THE BASEBALL CODES: Beanballs, Sign Stealing and Bench-Clearing Brawls. By Jason Turbow with Michael Duca. Pantheon. 260 pages. $25.
When I was a boy, my Uncle Ted would take me to Major League games and tell me to watch carefully between pitches. A lot was happening, and I wouldn't want to miss it.
While Ted was mostly concerned with on-field maneuverings, such as a shortstop's shift one way or another on a 2-0 count, his point was this: Much of what happens in baseball occurs either where fans don't see it or in plain sight where they miss it.
In The Baseball Codes, authors Jason Turbow and Michael Duca have richly reported the unwritten rules of the game, a code of conduct that ballplayers begin to learn in T-ball and had better know by the time they reach the show. If they don't, they're likely to find a fastball headed toward an eardrum.

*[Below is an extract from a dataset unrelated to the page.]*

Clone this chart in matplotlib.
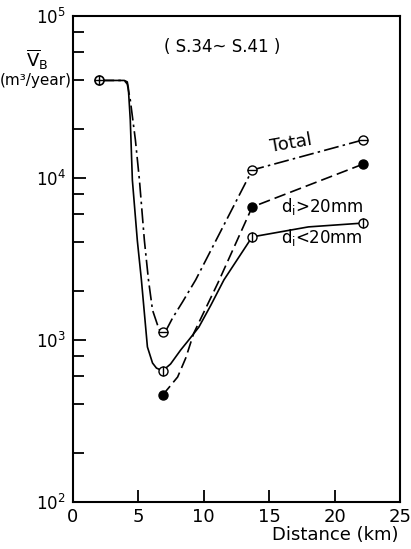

Any viewer of Sportscenter knows that home-run hitters are not supposed to linger at the plate and watch their ball clear the fences. Nor should a second baseman dupe a runner into making an unnecessary slide when the duplicity will do the defensive team no good. Those are the kinds of infractions that lead to retaliation.
But there are many more protocols that govern the etiquette of the game, and it is these on which Turbow and Duca report. For example, a batter never walks between the opposing pitcher and catcher on the way to the plate. A teammate cannot remain on the bench during a bench-clearing brawl. If he doesn't want to fight, all he has to do is run onto the field, grab an opposing player by the jersey and discuss the good restaurants in town.
Retribution is a big part of baseball. A player can do any number of things to irritate the opposing team. When he does, it is then the opposing pitcher's job to put that player on his butt the next time he comes to the plate. But once one team's pitcher hits the other team's batter, then retribution is incumbent on the other team in the next half-inning. It's the Hatfield vs. McCoys on a diamond.
Unless, of course, the first-hit batsman's team recognizes that he deserved his plunking. Maybe the guy shot his mouth off in a pre-game interview or inappropriately took out a second baseman on a previous play.
Turbow and Duca spend a great deal of their book explaining retribution, doing so with numerous anecdotes from baseball history. The book goes beyond that, however, to report on many more codes.
There are codes that govern teammates' behavior in the locker room -- rookies speak only when spoken to, and veterans and superstars get the best lockers. There are rules governing road trips -- players do not tell their wives or girlfriends about any indiscretions committed by their teammates while away from home. There are codes about what one says to management about other players.
The Baseball Codes is probably the most talked-about baseball book of the season. There's good reason. The reporting is very good and the writing is solid. And the anecdotes make the book, especially the chapter on practical jokes.
It's the kind of book that will expand the reader's knowledge of an intricate game.